PUBLISHED: 16:42 16 May 2017 | UPDATED: 16:44 16 May 2017

Jack Richards & Sons managing director Peter Brown at the depot in Fakenham. Picture: Matthew Usher.

Jack Richards & Sons managing director Peter Brown at the depot in Fakenham. Picture: Matthew Usher.

© ARCHANT NORFOLK 2016

Fresh calls have been made for the incoming government to focus on Norfolk’s infrastructure needs to unlock the county’s economic potential.

Improved road and rail links – in particular further dualling of the A47, the Great Yarmouth third river crossing and upgrades on the Norwich-London rail line – have been highlighted as one of Norfolk Chamber’s key requests of ministers after June 8.

The demand has been backed by businesses, who say that investment in the county’s key transport arteries can support their growth ambitions.

Peter Brown, managing director of Fakenham-based haulier Jack Richards & Son, said: “At present the A47 creates a bottleneck out of Norfolk towards our markets in the Midlands and the North, adding significant costs for manufacturing companies based in our county. We urgently need investment to relieve this restriction and give Norfolk businesses the opportunity to flourish.”

The dualling of the Acle Straight, the stretch between Tilney and East Winch in West Norfolk, and the Hardwick Flyover, are on the wishlist for the Chamber, which is working with the A47 Alliance.

President Jonathan Cage said: “A fully dualled A47 will help to boost the economic prosperity of Norfolk and a large part of the East of England, and will make a significant contribution to the national economy.
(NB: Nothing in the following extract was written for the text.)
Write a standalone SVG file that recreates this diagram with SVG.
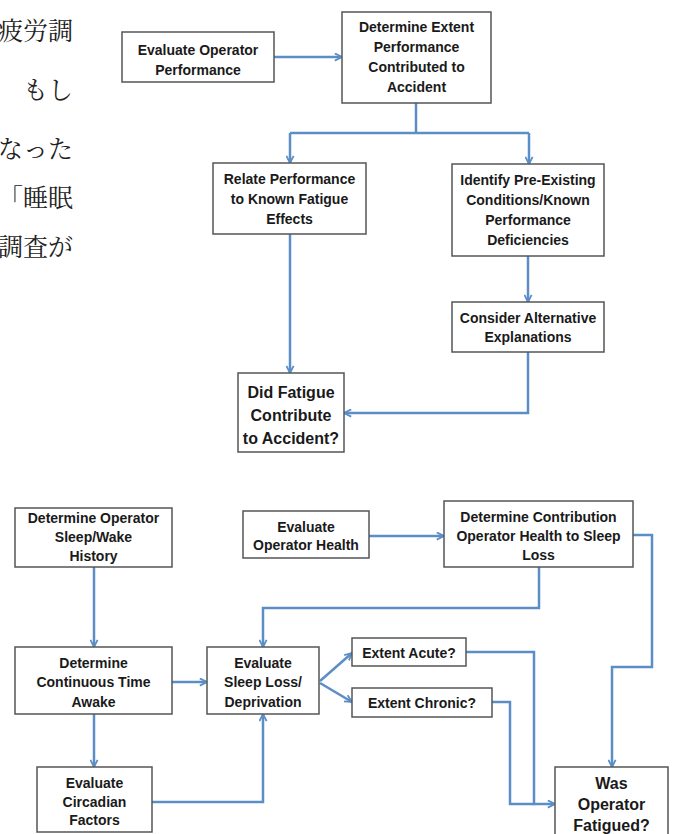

“A47 improvements could help deliver over 16,000 more jobs, over 10,000 new homes and an increase of £706m per annum in the economic output within 20 years.”

It also urged government to make a swift decision on local authorities’ funding bid for £1.2m towards the third Yarmouth river crossing, which Great Yarmouth Chamber Council president Neil Orford said would “save businesses time and money”.

The improvements called for on the Great Eastern Main Line include work at Ely Junction, Suffolk Haughley junction, Trowse and others in Essex.

The Chamber wants to keep up the pressure on these upgrades, so that new rolling stock on the line can be used to full capacity with faster, more frequent journeys.

The infrastructure demands are part of Norfolk Chamber’s five-point manifesto, which also asks government to support trade, local growth, a better business environment and a favourable Brexit deal.